Del número de abril de 1999 de El Heraldo de la Ciencia Cristiana


Cuando Mi padre falleció, me encontraba en el otro extremo del mundo conduciendo una serie de reuniones en las cuales era necesaria mi continua presencia. Mi madre había fallecido hacía unos años, y me enteré del fallecimiento de mi padre cuando en la tarde iba de una reunión a otra. Me disculpé y me puse a orar en silencio en el cuarto del hotel, sintiéndome luego preparado para la siguiente reunión. Más tarde, al enterarse de la noticia, uno de mis colegas me comentó que el fallecimiento de sus padres fue para ella una oportunidad para aprender más que nunca acerca de Dios, la Vida divina.

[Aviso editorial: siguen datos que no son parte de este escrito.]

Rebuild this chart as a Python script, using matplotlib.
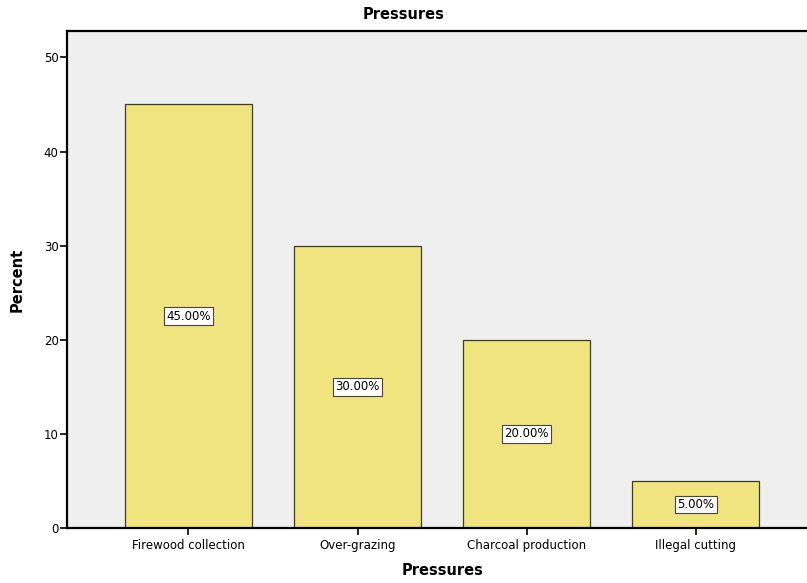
import numpy as np
from matplotlib import pyplot as plt

categories = ["Firewood collection", "Over-grazing", "Charcoal production", "Illegal cutting"]
percent = [45.0, 30.0, 20.0, 5.0]
yticks = [0, 10, 20, 30, 40, 50]

fig = plt.figure(figsize=(8.07, 5.83), dpi=100)
ax = fig.add_axes([0.083, 0.0943, 0.93, 0.8525])
ax.set_facecolor("#efefef")

x = np.arange(len(categories))
ax.bar(x, percent, width=0.754, color="#f0e47e", edgecolor="#3c3c28", linewidth=0.9, zorder=2)

for xi, v in zip(x, percent):
    ax.text(xi, v / 2, f"{v:.2f}%", ha="center", va="center", fontsize=8.5,
            bbox=dict(boxstyle="square,pad=0.2", fc="white", ec="#444444", lw=0.8), zorder=3)

ax.set_xlim(-0.718, 3.72)
ax.set_ylim(0, 52.8)
ax.set_xticks(x)
ax.set_xticklabels(categories, fontsize=8.5)
ax.set_yticks(yticks)
ax.tick_params(axis="y", labelsize=8.5, length=5, width=1.2, pad=1)
ax.tick_params(axis="x", length=5, width=1.2, pad=3)

for s in ax.spines.values():
    s.set_linewidth(1.6)
    s.set_color("black")

ax.set_xlabel("Pressures", fontsize=10.5, fontweight="bold", labelpad=8)
ax.set_ylabel("Percent", fontsize=10.5, fontweight="bold", labelpad=14)
fig.text(0.5, 0.975, "Pressures", ha="center", va="center", fontsize=10.5, fontweight="bold")

fig.savefig("out.png", dpi=100)
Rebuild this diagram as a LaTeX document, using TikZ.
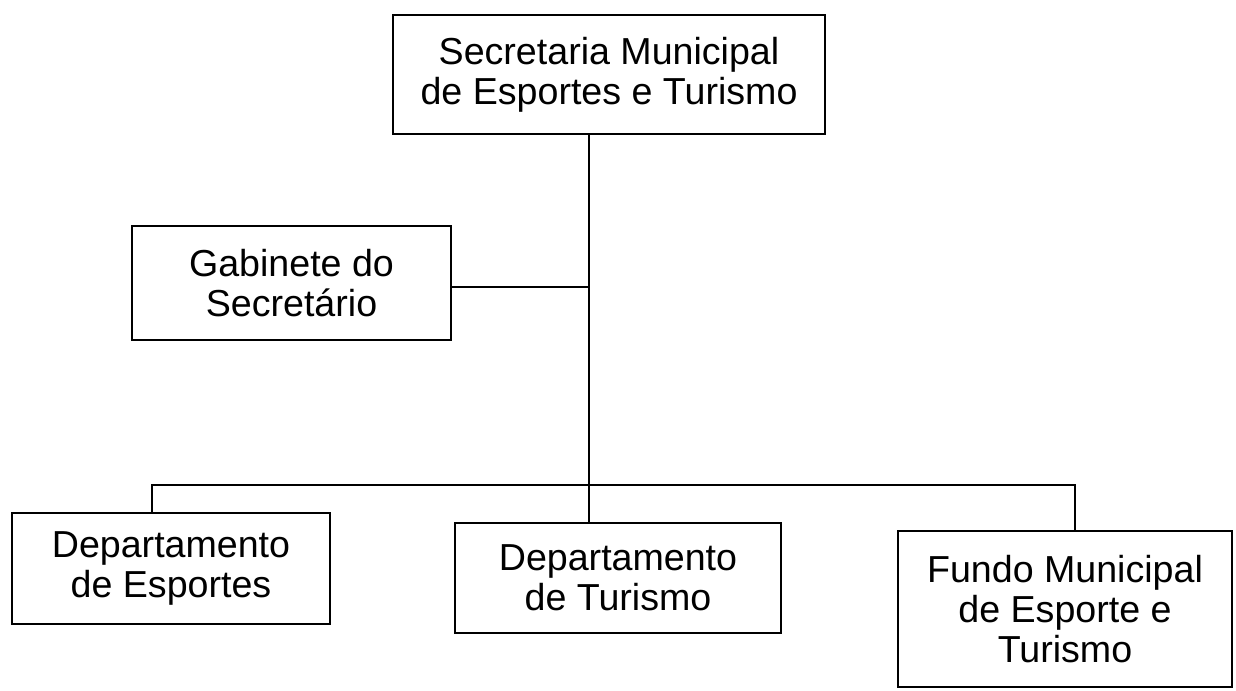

Decidí hacer lo mismo. Y a través de la oración y de mi estudio de la Biblia y Ciencia y Salud, percibí claramente que mi padre de ninguna manera había dejado de vivir, sino que había pasado a un estado de conciencia diferente. Aunque ya no podía comunicarme con él humanamente, no podía perder nada del bien que él me había dado a través de su larga vida humana, porque ese bien permanecía en mi conciencia. Y el bien que mora en nuestra conciencia es nuestro para siempre. Nunca podemos perderlo.

Más aún, percibí que el bien que recibí a través de mis padres no se había originado en ellos, sino que lo reflejaban de Dios, la fuente perpetua de todo el bien. Y ciertamente Dios no me había dejado, porque Él es el Amor divino siempre presente, que lo abraza todo, dando apoyo, consuelo y cuidado a cada una de Sus ideas, como una madre, un padre, un marido, manteniéndolas libres de todo sentido de pesar y pérdida. Comprendí que yo era tan inseparable de Dios como lo eran mis padres en un estado de conciencia diferente. Todos estábamos y estamos por siempre en unidad con Dios.